I tried with both pyspark.DataFrame and pandas.DataFrame to perform a cartesian product on the same dataframe (df). This implies that it is commuting dataframe.
Below with PySpark:
>>> a = spark.createDataFrame(data=[(1,'a', '1a'), (2,'b', '2b'),(3,'c', '3c')], schema=['letter', 'number', 'ln'])
>>> b = spark.createDataFrame(data=[(1,'a', '1a'), (2,'b', '2b'),(3,'c', '3c')], schema=['letter', 'number', 'ln'])
>>> a.join(b).show()
+------+------+---+------+------+---+
|letter|number| ln|letter|number| ln|
+------+------+---+------+------+---+
| 1| a| 1a| 1| a| 1a|
| 1| a| 1a| 2| b| 2b|
| 1| a| 1a| 3| c| 3c|
| 2| b| 2b| 1| a| 1a|
| 2| b| 2b| 2| b| 2b|
| 2| b| 2b| 3| c| 3c|
| 3| c| 3c| 1| a| 1a|
| 3| c| 3c| 2| b| 2b|
| 3| c| 3c| 3| c| 3c|
+------+------+---+------+------+---+
Here I did a little cheat in order to explain.

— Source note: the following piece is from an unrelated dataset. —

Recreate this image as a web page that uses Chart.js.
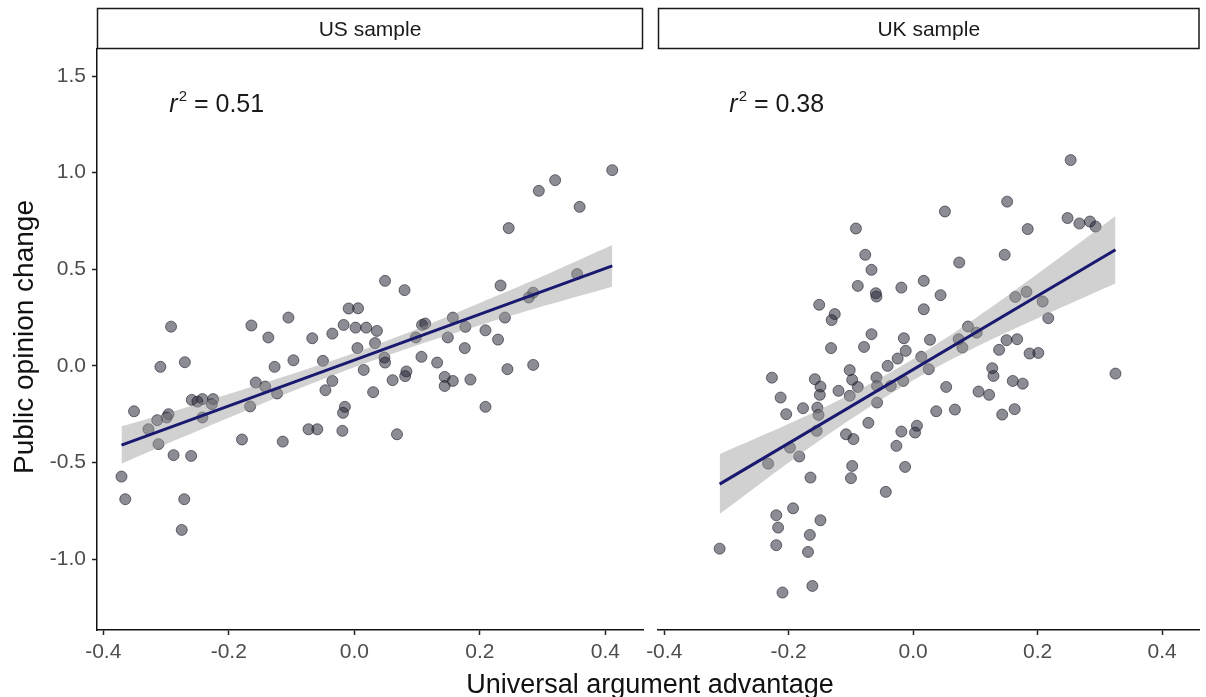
<!DOCTYPE html>
<html>
<head>
<meta charset="utf-8">
<script src="https://cdn.jsdelivr.net/npm/chart.js@4.4.0/dist/chart.umd.min.js"></script>
<style>
  body { margin: 0; background: #fff; }
  #wrap { position: relative; width: 1206px; height: 697px; font-family: 'Liberation Sans', Arial, sans-serif; }
  canvas { position: absolute; top: 0; }
  #us { left: 0; }
  #uk { left: 640px; }
  .ytitle { position: absolute; left: 24px; top: 337px; transform: translate(-50%, -50%) rotate(-90deg); font-size: 28px; color: #111; white-space: nowrap; }
  .xtitle { position: absolute; left: 650px; top: 684px; transform: translate(-50%, -50%); font-size: 27px; color: #111; white-space: nowrap; }
</style>
</head>
<body>
<div id="wrap">
  <canvas id="us" width="650" height="697"></canvas>
  <canvas id="uk" width="566" height="697"></canvas>
  <div class="ytitle">Public opinion change</div>
  <div class="xtitle">Universal argument advantage</div>
</div>
<script>
// Axis ticks shared by both facets.
const xTicks = [-0.4, -0.2, 0.0, 0.2, 0.4];
const yTicks = [-1.0, -0.5, 0.0, 0.5, 1.0, 1.5];

// US sample points.
const usX = [-0.371, -0.365, -0.271, -0.275, -0.351, -0.328, -0.314, -0.296, -0.299, -0.312, -0.288, -0.26,
  -0.309, -0.27, -0.292, -0.259, -0.25, -0.242, -0.225, -0.227, -0.242, -0.164, -0.105, -0.137, -0.067, -0.035,
  -0.009, 0.006, -0.017, 0.002, 0.019, 0.036, 0.005, 0.033, 0.015, 0.03, -0.157, -0.142, -0.127, -0.097, -0.123,
  -0.166, -0.179, -0.114, -0.073, -0.059, -0.019, -0.05, -0.035, -0.046, -0.015, -0.018, 0.049, 0.08, 0.048,
  0.049, 0.061, 0.068, 0.083, 0.081, 0.107, 0.108, 0.113, 0.098, 0.132, 0.144, 0.144, 0.157, 0.185, 0.176, 0.177,
  0.157, 0.149, 0.411, 0.32, 0.294, 0.359, 0.246, 0.355, 0.233, 0.285, 0.278, 0.24, 0.209, 0.229, 0.244, 0.285, 0.209];
const usY = [-0.573, -0.69, -0.69, -0.849, -0.235, -0.328, -0.281, -0.25, -0.267, -0.405, -0.462, -0.466,
  -0.005, 0.019, 0.203, -0.176, -0.185, -0.172, -0.172, -0.198, -0.267, 0.209, 0.25, 0.147, 0.143, 0.167,
  0.297, 0.298, 0.212, 0.198, 0.198, 0.181, 0.092, 0.118, -0.021, -0.136, -0.086, -0.107, -0.005, 0.029, -0.143,
  -0.21, -0.381, -0.392, -0.328, -0.328, -0.336, 0.026, -0.078, -0.126, -0.212, -0.243, 0.44, 0.392, 0.043,
  0.017, -0.074, -0.354, -0.029, -0.053, 0.047, 0.212, 0.219, 0.147, 0.017, -0.057, -0.104, -0.078, -0.071, 0.092, 0.202,
  0.25, 0.147, 1.013, 0.961, 0.906, 0.823, 0.713, 0.475, 0.416, 0.379, 0.354, 0.25, 0.184, 0.136, -0.017, 0.005, -0.212];

// UK sample points.
const ukX = [-0.092, -0.077, -0.067, -0.089, -0.06, -0.059, -0.019, -0.151, -0.126, -0.131, -0.132, -0.067, -0.079,
  -0.015, -0.012, -0.025, -0.041, -0.227, -0.213, -0.204, -0.177, -0.158, -0.149, -0.15, -0.154, -0.152, -0.155,
  -0.12, -0.098, -0.089, -0.102, -0.059, -0.058, -0.058, -0.072, -0.108, -0.096, -0.198, -0.183, -0.233, -0.165,
  -0.098, -0.1, -0.044, -0.027, -0.013, -0.019, 0.003, 0.006, -0.193, -0.22, -0.217, -0.22, -0.149, -0.166, -0.169,
  -0.162, -0.21, -0.311, -0.102, -0.036, -0.016, 0.017, 0.017, 0.027, 0.013, 0.025, 0.074, 0.147, 0.044, 0.088,
  0.073, 0.079, 0.102, 0.164, 0.182, 0.208, 0.217, 0.15, 0.167, 0.138, 0.187, 0.201, 0.127, 0.129, 0.16, 0.176,
  0.105, 0.122, 0.163, 0.143, 0.053, 0.067, 0.037, 0.325, 0.253, 0.151, 0.051, 0.184, 0.248, 0.267, 0.284, 0.293];
const ukY = [0.711, 0.575, 0.497, 0.414, 0.376, 0.359, 0.405, 0.316, 0.268, 0.237, 0.092, 0.164, 0.098,
  0.143, 0.078, 0.038, 0.0, -0.061, -0.164, -0.25, -0.219, -0.069, -0.107, -0.15, -0.216, -0.254, -0.336,
  -0.129, -0.072, -0.109, -0.155, -0.06, -0.104, -0.19, -0.295, -0.354, -0.379, -0.423, -0.469, -0.506, -0.578,
  -0.518, -0.581, -0.652, -0.414, -0.523, -0.34, -0.345, -0.31, -0.737, -0.773, -0.837, -0.928, -0.799, -0.875, -0.963,
  -1.139, -1.173, -0.946, -0.022, -0.104, -0.078, 0.44, 0.293, 0.135, 0.047, -0.017, 0.535, 0.575, 0.366, 0.204,
  0.138, 0.095, 0.172, 0.357, 0.383, 0.333, 0.247, 0.133, 0.138, 0.083, 0.064, 0.067, -0.012, -0.052, -0.078, -0.092,
  -0.133, -0.15, -0.224, -0.252, -0.109, -0.226, -0.235, -0.04, 1.065, 0.85, 0.799, 0.708, 0.765, 0.737, 0.747, 0.721];

// Fitted lines and their confidence bands.
const usFitX = [-0.371, 0.411];
const usFitY = [-0.410, 0.518];
const usBandX = [-0.371, -0.3, -0.2, -0.1, 0.0, 0.1, 0.2, 0.3, 0.411];
const usBandHigh = [-0.313, -0.246, -0.145, -0.043, 0.067, 0.191, 0.326, 0.464, 0.626];
const usBandLow = [-0.507, -0.406, -0.269, -0.133, -0.007, 0.107, 0.210, 0.308, 0.410];

const ukFitX = [-0.311, 0.325];
const ukFitY = [-0.612, 0.601];
const ukBandX = [-0.311, -0.2, -0.1, 0.0, 0.1, 0.2, 0.325];
const ukBandHigh = [-0.457, -0.300, -0.145, 0.036, 0.247, 0.477, 0.776];
const ukBandLow = [-0.767, -0.500, -0.275, -0.074, 0.097, 0.247, 0.426];

const FONT = "'Liberation Sans', Arial, sans-serif";

function pairs(xs, ys) {
  return xs.map((x, i) => ({ x, y: ys[i] }));
}

// Draws the ggplot-style facet strip and the r^2 label.
const facetPlugin = {
  id: 'facet',
  afterDraw(chart, args, opts) {
    const { ctx, chartArea } = chart;
    ctx.save();
    ctx.strokeStyle = '#1a1a1a';
    ctx.lineWidth = 1.5;
    ctx.strokeRect(chartArea.left + 0.5, 8.5, chartArea.right - chartArea.left - 1, 40);
    ctx.fillStyle = '#1a1a1a';
    ctx.font = '21px ' + FONT;
    ctx.textAlign = 'center';
    ctx.textBaseline = 'middle';
    ctx.fillText(opts.label, (chartArea.left + chartArea.right) / 2, 30);

    // r^2 = value, centred at a data position
    const cx = chart.scales.x.getPixelForValue(-0.22);
    const cy = chart.scales.y.getPixelForValue(1.36);
    const rest = ' = ' + opts.r2;
    ctx.textAlign = 'left';
    ctx.textBaseline = 'alphabetic';
    ctx.font = 'italic 25px ' + FONT;
    const w1 = ctx.measureText('r').width;
    ctx.font = '15px ' + FONT;
    const w2 = ctx.measureText('2').width;
    ctx.font = '25px ' + FONT;
    const w3 = ctx.measureText(rest).width;
    const x0 = cx - (w1 + w2 + w3) / 2;
    const base = cy + 9;
    ctx.font = 'italic 25px ' + FONT;
    ctx.fillText('r', x0, base);
    ctx.font = '15px ' + FONT;
    ctx.fillText('2', x0 + w1 + 1, base - 11);
    ctx.font = '25px ' + FONT;
    ctx.fillText(rest, x0 + w1 + w2 + 1, base);
    ctx.restore();
  },
};

function makePanel(id, pts, fitX, fitY, bandX, bandLow, bandHigh, opts) {
  return new Chart(document.getElementById(id), {
    type: 'scatter',
    data: {
      datasets: [
        {
          type: 'line',
          data: pairs(fitX, fitY),
          borderColor: '#191970',
          borderWidth: 3,
          pointRadius: 0,
          fill: false,
          order: 1,
        },
        {
          type: 'line',
          data: pairs(bandX, bandLow),
          borderWidth: 0,
          pointRadius: 0,
          fill: false,
          tension: 0.3,
          order: 2,
        },
        {
          type: 'line',
          data: pairs(bandX, bandHigh),
          borderWidth: 0,
          pointRadius: 0,
          fill: '-1',
          backgroundColor: 'rgba(153,153,153,0.45)',
          tension: 0.3,
          order: 2,
        },
        {
          data: pts,
          pointRadius: 5.5,
          pointBorderWidth: 1,
          pointBackgroundColor: 'rgba(35,35,50,0.52)',
          pointBorderColor: 'rgba(30,30,45,0.6)',
          order: 3,
        },
      ],
    },
    options: {
      responsive: false,
      animation: false,
      events: [],
      layout: { padding: { top: 49, right: opts.padRight, left: opts.padLeft, bottom: 0 } },
      plugins: {
        legend: { display: false },
        tooltip: { enabled: false },
        facet: { label: opts.label, r2: opts.r2 },
      },
      scales: {
        x: {
          type: 'linear',
          min: -0.41,
          max: 0.46,
          afterBuildTicks: (s) => { s.ticks = xTicks.map((v) => ({ value: v })); },
          afterFit: (s) => { s.height = 67; },
          grid: { drawOnChartArea: false, drawTicks: true, tickLength: 5, tickWidth: 1.5, tickColor: '#222' },
          border: { display: true, color: '#111', width: 1.5 },
          ticks: {
            callback: (v) => Number(v).toFixed(1),
            font: { size: 21, family: FONT },
            color: '#4d4d4d',
            padding: 5,
            maxRotation: 0,
            autoSkip: false,
          },
        },
        y: {
          type: 'linear',
          display: opts.showY,
          min: -1.367,
          max: 1.64,
          afterBuildTicks: (s) => { s.ticks = yTicks.map((v) => ({ value: v })); },
          afterFit: (s) => { s.width = opts.showY ? 97 : 0; },
          grid: { drawOnChartArea: false, drawTicks: true, tickLength: 5, tickWidth: 1.5, tickColor: '#222' },
          border: { display: true, color: '#111', width: 1.5 },
          ticks: {
            callback: (v) => Number(v).toFixed(1),
            font: { size: 21, family: FONT },
            color: '#4d4d4d',
            padding: 6,
          },
        },
      },
    },
    plugins: [facetPlugin],
  });
}

makePanel('us', pairs(usX, usY), usFitX, usFitY, usBandX, usBandLow, usBandHigh,
  { label: 'US sample', r2: '0.51', showY: true, padLeft: 0, padRight: 7 });
makePanel('uk', pairs(ukX, ukY), ukFitX, ukFitY, ukBandX, ukBandLow, ukBandHigh,
  { label: 'UK sample', r2: '0.38', showY: false, padLeft: 18, padRight: 3 });
</script>
</body>
</html>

Indeed they are two dataframe a and b but my question is applied on one dataframe a versus itself.
Here I would like to remove 2 kinds of results:
- rows with same
ln(use here as id) - duplicate rows, e.g:
(1,a,1a,2,b,2b)is same to(2,b,2b,1,a,1a)
The first rule can be done as follow:
>>> a.join(b, a.nl != b.nl).show(truncate=False)
+------+------+---+------+------+---+
|number|letter|nl |number|letter|nl |
+------+------+---+------+------+---+
|1 |a |1a |2 |b |2b |
|1 |a |1a |3 |c |3c |
|2 |b |2b |1 |a |1a |
|2 |b |2b |3 |c |3c |
|3 |c |3c |1 |a |1a |
|3 |c |3c |2 |b |2b |
+------+------+---+------+------+---+
same with cross join
>>> a.join(a.alias('a1'), a.nl != col('a1.nl'), how='cross').show()
+------+------+---+------+------+---+
|number|letter| nl|number|letter| nl|
+------+------+---+------+------+---+
| 1| a| 1a| 2| b| 2b|
| 1| a| 1a| 3| c| 3c|
| 2| b| 2b| 1| a| 1a|
| 2| b| 2b| 3| c| 3c|
| 3| c| 3c| 1| a| 1a|
| 3| c| 3c| 2| b| 2b|
+------+------+---+------+------+---+
The second rule should be achievable with a group by clause. but is an efficient way to do it?
I try with itertools.product but is slow as my dataframe has 300 000 rows.
Below with pandas:
with pandas and NumPy I try to create a multi-index based on a cross join but that fail (not enough memory)
>>> df1 = pd.DataFrame(data=[(1,'a', '1a'), (2,'b', '2b'),(3,'c', '3c')], columns=['letter', 'number', 'ln'])
>>> df = pd.DataFrame(data=[(1,'a', '1a'), (2,'b', '2b'),(3,'c', '3c')], columns=['letter', 'number', 'ln'])
>>> i1 = df.index
combine_sample = np.transpose([np.tile(i1, len(i1)), np.repeat(i1, len(i1))])
Traceback (most recent call last):
...
numpy.core._exceptions.MemoryError: Unable to allocate 721. GiB for an array with shape (311119, 311119) and data type int64
>>> index= pd.MultiIndex.from_product([df.index,df.index])
Traceback (most recent call last):
...
numpy.core._exceptions.MemoryError: Unable to allocate 361. GiB for an array with shape (96795032161,) and data type int32
Expected Result
It is a DataFrame like this:
+------+------+---+------+------+---+
|number|letter| nl|number|letter| nl|
+------+------+---+------+------+---+
| 1| a| 1a| 2| b| 2b|
| 1| a| 1a| 3| c| 3c|
| 2| b| 2b| 3| c| 3c|
+------+------+---+------+------+---+